Requirements: Print all the data, keeping every line exactly as it is.

Data extract:
--- START ---

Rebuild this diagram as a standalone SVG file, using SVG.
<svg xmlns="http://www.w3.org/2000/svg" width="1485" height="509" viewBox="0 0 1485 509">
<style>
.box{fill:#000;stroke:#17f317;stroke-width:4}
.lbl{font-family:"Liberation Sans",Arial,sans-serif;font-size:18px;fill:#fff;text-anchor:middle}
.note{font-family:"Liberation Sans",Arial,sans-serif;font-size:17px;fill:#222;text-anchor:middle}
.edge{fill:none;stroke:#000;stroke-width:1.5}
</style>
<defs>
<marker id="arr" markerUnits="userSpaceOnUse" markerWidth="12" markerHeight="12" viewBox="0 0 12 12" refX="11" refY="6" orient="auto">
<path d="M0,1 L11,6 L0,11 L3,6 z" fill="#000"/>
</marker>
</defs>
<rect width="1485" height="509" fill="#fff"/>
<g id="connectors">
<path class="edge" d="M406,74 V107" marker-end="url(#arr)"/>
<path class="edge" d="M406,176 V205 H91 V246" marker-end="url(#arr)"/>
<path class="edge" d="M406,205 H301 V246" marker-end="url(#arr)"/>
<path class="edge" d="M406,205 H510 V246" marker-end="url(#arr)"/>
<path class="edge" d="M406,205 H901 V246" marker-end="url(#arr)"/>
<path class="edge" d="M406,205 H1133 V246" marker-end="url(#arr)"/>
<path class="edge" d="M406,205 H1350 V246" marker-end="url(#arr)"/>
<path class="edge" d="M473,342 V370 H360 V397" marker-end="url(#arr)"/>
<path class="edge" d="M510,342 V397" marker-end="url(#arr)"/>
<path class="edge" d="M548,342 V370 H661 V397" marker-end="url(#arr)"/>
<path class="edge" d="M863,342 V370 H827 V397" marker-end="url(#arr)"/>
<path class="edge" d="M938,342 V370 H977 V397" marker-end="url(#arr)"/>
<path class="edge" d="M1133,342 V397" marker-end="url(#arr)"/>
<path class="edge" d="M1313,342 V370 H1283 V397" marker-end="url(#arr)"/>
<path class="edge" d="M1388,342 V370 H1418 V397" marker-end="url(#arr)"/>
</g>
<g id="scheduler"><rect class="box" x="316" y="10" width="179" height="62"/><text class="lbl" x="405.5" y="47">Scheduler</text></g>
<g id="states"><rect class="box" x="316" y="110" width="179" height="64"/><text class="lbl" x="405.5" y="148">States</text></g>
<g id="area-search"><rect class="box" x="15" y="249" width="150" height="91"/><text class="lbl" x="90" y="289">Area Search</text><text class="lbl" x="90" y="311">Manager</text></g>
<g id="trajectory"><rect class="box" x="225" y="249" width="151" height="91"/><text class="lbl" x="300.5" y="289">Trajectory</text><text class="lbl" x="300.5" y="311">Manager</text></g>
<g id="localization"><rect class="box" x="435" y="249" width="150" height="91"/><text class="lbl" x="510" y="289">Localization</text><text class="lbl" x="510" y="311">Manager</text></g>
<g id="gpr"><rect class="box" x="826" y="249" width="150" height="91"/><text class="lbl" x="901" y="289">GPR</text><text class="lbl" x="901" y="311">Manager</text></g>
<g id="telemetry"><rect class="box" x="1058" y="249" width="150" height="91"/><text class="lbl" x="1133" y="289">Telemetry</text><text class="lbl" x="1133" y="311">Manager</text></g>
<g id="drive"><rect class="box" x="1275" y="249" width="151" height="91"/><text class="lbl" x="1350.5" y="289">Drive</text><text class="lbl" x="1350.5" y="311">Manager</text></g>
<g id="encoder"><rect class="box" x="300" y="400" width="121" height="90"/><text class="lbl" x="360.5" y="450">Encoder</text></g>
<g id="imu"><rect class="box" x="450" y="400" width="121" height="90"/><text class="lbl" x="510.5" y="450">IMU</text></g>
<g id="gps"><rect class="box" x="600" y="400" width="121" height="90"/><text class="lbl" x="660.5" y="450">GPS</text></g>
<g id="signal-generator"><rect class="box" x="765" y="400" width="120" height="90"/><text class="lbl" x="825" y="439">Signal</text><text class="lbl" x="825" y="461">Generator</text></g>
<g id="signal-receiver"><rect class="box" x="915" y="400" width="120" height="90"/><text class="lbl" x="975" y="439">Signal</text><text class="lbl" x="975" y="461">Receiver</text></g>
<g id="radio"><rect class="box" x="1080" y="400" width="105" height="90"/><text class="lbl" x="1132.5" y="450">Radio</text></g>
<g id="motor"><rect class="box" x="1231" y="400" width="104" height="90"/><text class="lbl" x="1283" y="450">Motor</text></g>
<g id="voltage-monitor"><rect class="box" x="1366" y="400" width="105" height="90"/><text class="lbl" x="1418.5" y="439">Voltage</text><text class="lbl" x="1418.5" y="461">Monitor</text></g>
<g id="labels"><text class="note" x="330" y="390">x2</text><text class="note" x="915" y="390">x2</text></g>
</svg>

--- END ---

Exercise solution:
Rebuild this diagram as a standalone SVG file, using SVG.
<svg xmlns="http://www.w3.org/2000/svg" width="1485" height="509" viewBox="0 0 1485 509">
<style>
.box{fill:#000;stroke:#17f317;stroke-width:4}
.lbl{font-family:"Liberation Sans",Arial,sans-serif;font-size:18px;fill:#fff;text-anchor:middle}
.note{font-family:"Liberation Sans",Arial,sans-serif;font-size:17px;fill:#222;text-anchor:middle}
.edge{fill:none;stroke:#000;stroke-width:1.5}
</style>
<defs>
<marker id="arr" markerUnits="userSpaceOnUse" markerWidth="12" markerHeight="12" viewBox="0 0 12 12" refX="11" refY="6" orient="auto">
<path d="M0,1 L11,6 L0,11 L3,6 z" fill="#000"/>
</marker>
</defs>
<rect width="1485" height="509" fill="#fff"/>
<g id="connectors">
<path class="edge" d="M406,74 V107" marker-end="url(#arr)"/>
<path class="edge" d="M406,176 V205 H91 V246" marker-end="url(#arr)"/>
<path class="edge" d="M406,205 H301 V246" marker-end="url(#arr)"/>
<path class="edge" d="M406,205 H510 V246" marker-end="url(#arr)"/>
<path class="edge" d="M406,205 H901 V246" marker-end="url(#arr)"/>
<path class="edge" d="M406,205 H1133 V246" marker-end="url(#arr)"/>
<path class="edge" d="M406,205 H1350 V246" marker-end="url(#arr)"/>
<path class="edge" d="M473,342 V370 H360 V397" marker-end="url(#arr)"/>
<path class="edge" d="M510,342 V397" marker-end="url(#arr)"/>
<path class="edge" d="M548,342 V370 H661 V397" marker-end="url(#arr)"/>
<path class="edge" d="M863,342 V370 H827 V397" marker-end="url(#arr)"/>
<path class="edge" d="M938,342 V370 H977 V397" marker-end="url(#arr)"/>
<path class="edge" d="M1133,342 V397" marker-end="url(#arr)"/>
<path class="edge" d="M1313,342 V370 H1283 V397" marker-end="url(#arr)"/>
<path class="edge" d="M1388,342 V370 H1418 V397" marker-end="url(#arr)"/>
</g>
<g id="scheduler"><rect class="box" x="316" y="10" width="179" height="62"/><text class="lbl" x="405.5" y="47">Scheduler</text></g>
<g id="states"><rect class="box" x="316" y="110" width="179" height="64"/><text class="lbl" x="405.5" y="148">States</text></g>
<g id="area-search"><rect class="box" x="15" y="249" width="150" height="91"/><text class="lbl" x="90" y="289">Area Search</text><text class="lbl" x="90" y="311">Manager</text></g>
<g id="trajectory"><rect class="box" x="225" y="249" width="151" height="91"/><text class="lbl" x="300.5" y="289">Trajectory</text><text class="lbl" x="300.5" y="311">Manager</text></g>
<g id="localization"><rect class="box" x="435" y="249" width="150" height="91"/><text class="lbl" x="510" y="289">Localization</text><text class="lbl" x="510" y="311">Manager</text></g>
<g id="gpr"><rect class="box" x="826" y="249" width="150" height="91"/><text class="lbl" x="901" y="289">GPR</text><text class="lbl" x="901" y="311">Manager</text></g>
<g id="telemetry"><rect class="box" x="1058" y="249" width="150" height="91"/><text class="lbl" x="1133" y="289">Telemetry</text><text class="lbl" x="1133" y="311">Manager</text></g>
<g id="drive"><rect class="box" x="1275" y="249" width="151" height="91"/><text class="lbl" x="1350.5" y="289">Drive</text><text class="lbl" x="1350.5" y="311">Manager</text></g>
<g id="encoder"><rect class="box" x="300" y="400" width="121" height="90"/><text class="lbl" x="360.5" y="450">Encoder</text></g>
<g id="imu"><rect class="box" x="450" y="400" width="121" height="90"/><text class="lbl" x="510.5" y="450">IMU</text></g>
<g id="gps"><rect class="box" x="600" y="400" width="121" height="90"/><text class="lbl" x="660.5" y="450">GPS</text></g>
<g id="signal-generator"><rect class="box" x="765" y="400" width="120" height="90"/><text class="lbl" x="825" y="439">Signal</text><text class="lbl" x="825" y="461">Generator</text></g>
<g id="signal-receiver"><rect class="box" x="915" y="400" width="120" height="90"/><text class="lbl" x="975" y="439">Signal</text><text class="lbl" x="975" y="461">Receiver</text></g>
<g id="radio"><rect class="box" x="1080" y="400" width="105" height="90"/><text class="lbl" x="1132.5" y="450">Radio</text></g>
<g id="motor"><rect class="box" x="1231" y="400" width="104" height="90"/><text class="lbl" x="1283" y="450">Motor</text></g>
<g id="voltage-monitor"><rect class="box" x="1366" y="400" width="105" height="90"/><text class="lbl" x="1418.5" y="439">Voltage</text><text class="lbl" x="1418.5" y="461">Monitor</text></g>
<g id="labels"><text class="note" x="330" y="390">x2</text><text class="note" x="915" y="390">x2</text></g>
</svg>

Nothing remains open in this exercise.